Sex releases oxytocin and dopamine—the body’s love drugs. Before sex, you’re able to think clearly. After sex, you feel bonded to your partner, making it very difficult to evaluate him or her with detachment.
Waiting allows you to ask important, objective questions. Is he a good person? Is he kind? Does he follow through on his promises? Is he emotionally stable?
Sex may make you want to jump into a relationship head-first. But, you may wake up months (or years) later, regretting that you ever met this person. Instead, remain a bit emotionally detached and observant, especially in the beginning.
3. Boundaries are sexy. Get some.
Here’s an experiment:
Walk up to that attractive coworker—the one with a boring personality and propensity for lying—and ask if you can share their toothbrush? Gross, you say?
While this experiment may seem preposterous, every day, people are gambling with their lives by exchanging bodily fluids with strangers. Sex – the most intimate act two people can share– is being relegated to a casual transaction. While we are both pro-sex, we urge caution. Risky behavior may feel exciting and empowering in the moment, but before long you may find yourself scared and abandoned.
“Unwanted pregnancy isn’t sexy. Neither is waiting for the results of a sexually-transmitted disease. Want to feel powerful? Stay true to yourself and let your voice be heard, even if that means saying ‘No,’” said Aimee.
4. Intimacy makes for better sex.
While Gil has had a laundry list of sexual conquests, most of them have been forgettable. When I asked him to name his “best” partners, unsurprisingly, they were with the two women with whom he had serious, long-term relationships. He was free to be himself and share his vulnerabilities. Plus, these women made him want to be a better man.

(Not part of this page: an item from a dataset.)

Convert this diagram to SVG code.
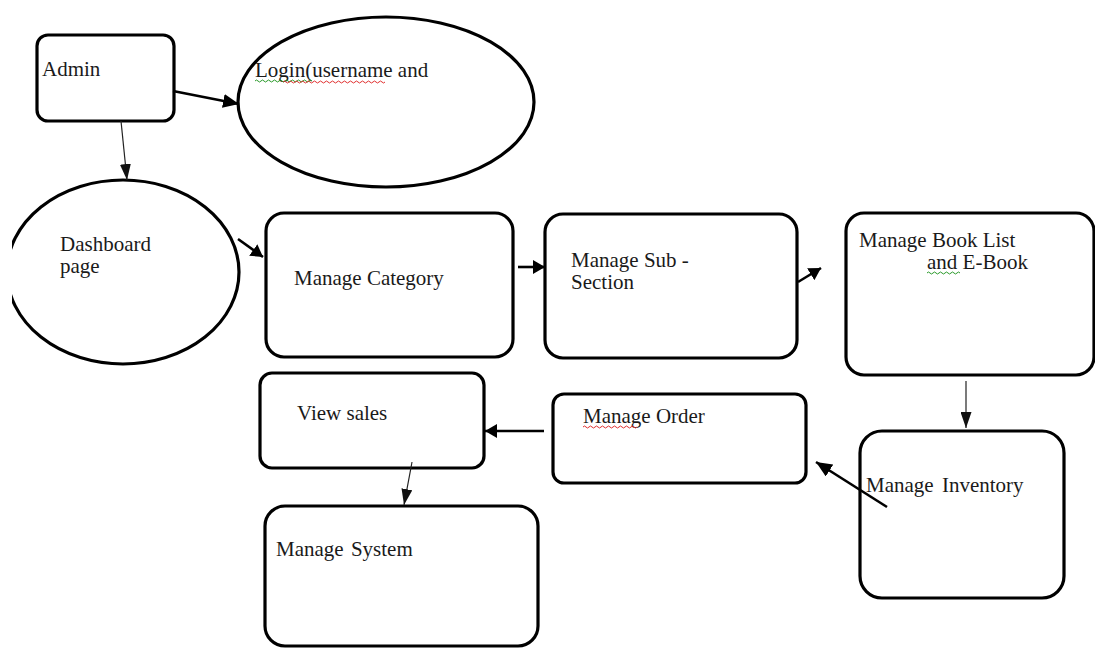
<svg xmlns="http://www.w3.org/2000/svg" width="1095" height="648" viewBox="0 0 1095 648">
<style>
  .box{fill:#fff;stroke:#000;stroke-width:3.2}
  .ell{fill:#fff;stroke:#000;stroke-width:3.2}
  .t{font-family:"Liberation Serif","Times New Roman",serif;font-size:21px;fill:#1a1a1a}
  .thick{stroke:#000;stroke-width:2.6;fill:none}
  .thin{stroke:#222;stroke-width:1.2;fill:none}
  .sq-r{stroke:#e03030;stroke-width:1;fill:none}
  .sq-g{stroke:#2a9a2a;stroke-width:1;fill:none}
</style>
<defs>
  <marker id="big" markerUnits="userSpaceOnUse" viewBox="0 0 16 14" refX="16" refY="7" markerWidth="16" markerHeight="14" orient="auto">
    <path d="M0,0 L16,7 L0,14 z" fill="#000"/>
  </marker>
  <marker id="med" markerUnits="userSpaceOnUse" viewBox="0 0 12 14" refX="12" refY="7" markerWidth="12" markerHeight="14" orient="auto">
    <path d="M0,0 L12,7 L0,14 z" fill="#000"/>
  </marker>
  <marker id="sm" markerUnits="userSpaceOnUse" viewBox="0 0 16 11" refX="16" refY="5.5" markerWidth="16" markerHeight="11" orient="auto">
    <path d="M0,0 L16,5.5 L0,11 z" fill="#111"/>
  </marker>
  <clipPath id="clipL"><rect x="12" y="0" width="1083" height="648"/></clipPath>
</defs>
<rect width="1095" height="648" fill="#fff"/>

<g id="admin">
  <rect class="box" x="37" y="35" width="137" height="86" rx="11"/>
  <text class="t" x="42" y="76">Admin</text>
</g>
<g id="login">
  <ellipse class="ell" cx="386" cy="102" rx="148" ry="85"/>
  <text class="t" x="255" y="77">Login(username and</text>
  <path class="sq-g" d="M255,81 q1.5,-2 3,0 t3,0 t3,0 t3,0 t3,0 t3,0 t3,0 t3,0 t3,0 t3,0 t3,0 t3,0 t3,0 t3,0 t3,0 t3,0 t3,0 t3,0 t3,0"/>
  <path class="sq-r" d="M283,82 q1.5,-2 3,0 t3,0 t3,0 t3,0 t3,0 t3,0 t3,0 t3,0 t3,0 t3,0 t3,0 t3,0 t3,0 t3,0 t3,0 t3,0 t3,0 t3,0 t3,0 t3,0 t3,0 t3,0 t3,0 t3,0 t3,0 t3,0 t3,0 t3,0 t3,0 t3,0 t3,0 t3,0 t3,0 t3,0"/>
</g>
<g id="dashboard">
  <ellipse class="ell" cx="123" cy="272" rx="116" ry="92" clip-path="url(#clipL)"/>
  <text class="t" x="60" y="251">Dashboard</text>
  <text class="t" x="60" y="273">page</text>
</g>
<g id="category">
  <rect class="box" x="266" y="213" width="247" height="144" rx="18"/>
  <text class="t" x="294" y="285">Manage Category</text>
</g>
<g id="subsection">
  <rect class="box" x="545" y="214" width="252" height="144" rx="18"/>
  <text class="t" x="571" y="267">Manage Sub -</text>
  <text class="t" x="571" y="289">Section</text>
</g>
<g id="booklist">
  <rect class="box" x="846" y="213" width="248" height="162" rx="18"/>
  <text class="t" x="859" y="247">Manage Book List</text>
  <text class="t" x="927" y="269">and E-Book</text>
  <path class="sq-g" d="M927,273 q1.5,-2 3,0 t3,0 t3,0 t3,0 t3,0 t3,0 t3,0 t3,0 t3,0 t3,0 t3,0"/>
</g>
<g id="inventory">
  <rect class="box" x="860" y="431" width="204" height="167" rx="22"/>
  <text class="t" x="866" y="492" style="word-spacing:3px">Manage Inventory</text>
</g>
<g id="order">
  <rect class="box" x="553" y="394" width="253" height="89" rx="11"/>
  <text class="t" x="583" y="423">Manage Order</text>
  <path class="sq-r" d="M583,427 q1.5,-2 3,0 t3,0 t3,0 t3,0 t3,0 t3,0 t3,0 t3,0 t3,0 t3,0 t3,0 t3,0 t3,0 t3,0 t3,0 t3,0 t3,0 t3,0"/>
</g>
<g id="viewsales">
  <rect class="box" x="260" y="373" width="224" height="95" rx="12"/>
  <text class="t" x="297" y="420">View sales</text>
</g>
<g id="system">
  <rect class="box" x="265" y="506" width="273" height="140" rx="20"/>
  <text class="t" x="276" y="556" style="word-spacing:2px">Manage System</text>
</g>

<g id="connectors">
  <line class="thick" x1="173" y1="91" x2="239" y2="104" marker-end="url(#big)"/>
  <line class="thin" x1="121" y1="121" x2="127" y2="180" marker-end="url(#sm)"/>
  <line class="thick" x1="238" y1="239" x2="263" y2="257" marker-end="url(#med)"/>
  <line class="thick" x1="518" y1="267" x2="545" y2="267" marker-end="url(#med)"/>
  <line class="thick" x1="798" y1="282" x2="821" y2="268" marker-end="url(#med)"/>
  <line class="thin" x1="966" y1="381" x2="966" y2="428" marker-end="url(#sm)"/>
  <line class="thick" x1="887" y1="507" x2="816" y2="462" marker-end="url(#big)"/>
  <line class="thick" x1="544" y1="431" x2="485" y2="431" marker-end="url(#med)"/>
  <line class="thin" x1="412" y1="462" x2="404" y2="505" marker-end="url(#sm)"/>
</g>
</svg>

Society lauds quantity over quality. People amass 1,000 “friends” on Facebook—and still feel lonely. We buy cheap clothing made in sweatshops, and still have nothing to wear. We eat fast food, and still feel hungry. We crave, we covet, we buy—and still feel unfulfilled.
Good sex is fueled by trust, safety, and communication. Instead of collecting mediocre sexual experiences, why not wait for something mind-blowing and truly spectacular?
5. Being one-of-a-kind is sexy.
Casual sex isn’t sexy. Or mysterious. It’s perfectly average because everyone is doing it.
Want to stand-out from the crowd? And, give someone reason to sit up and take notice? Be authentic. Be self-assured. Be yourself.
If you don’t want to have sex absent a committed relationship, say so. If you want your partner to use protection, say that too. Having sex is easy. Staying true to your own values and inner voice—in a world that pushes conformity—is much more difficult.
In our experience, confident women and men never have a shortage of suitors. Being your best self is the quickest way to find Love—the kind with a capital “L”—and is worth waiting for.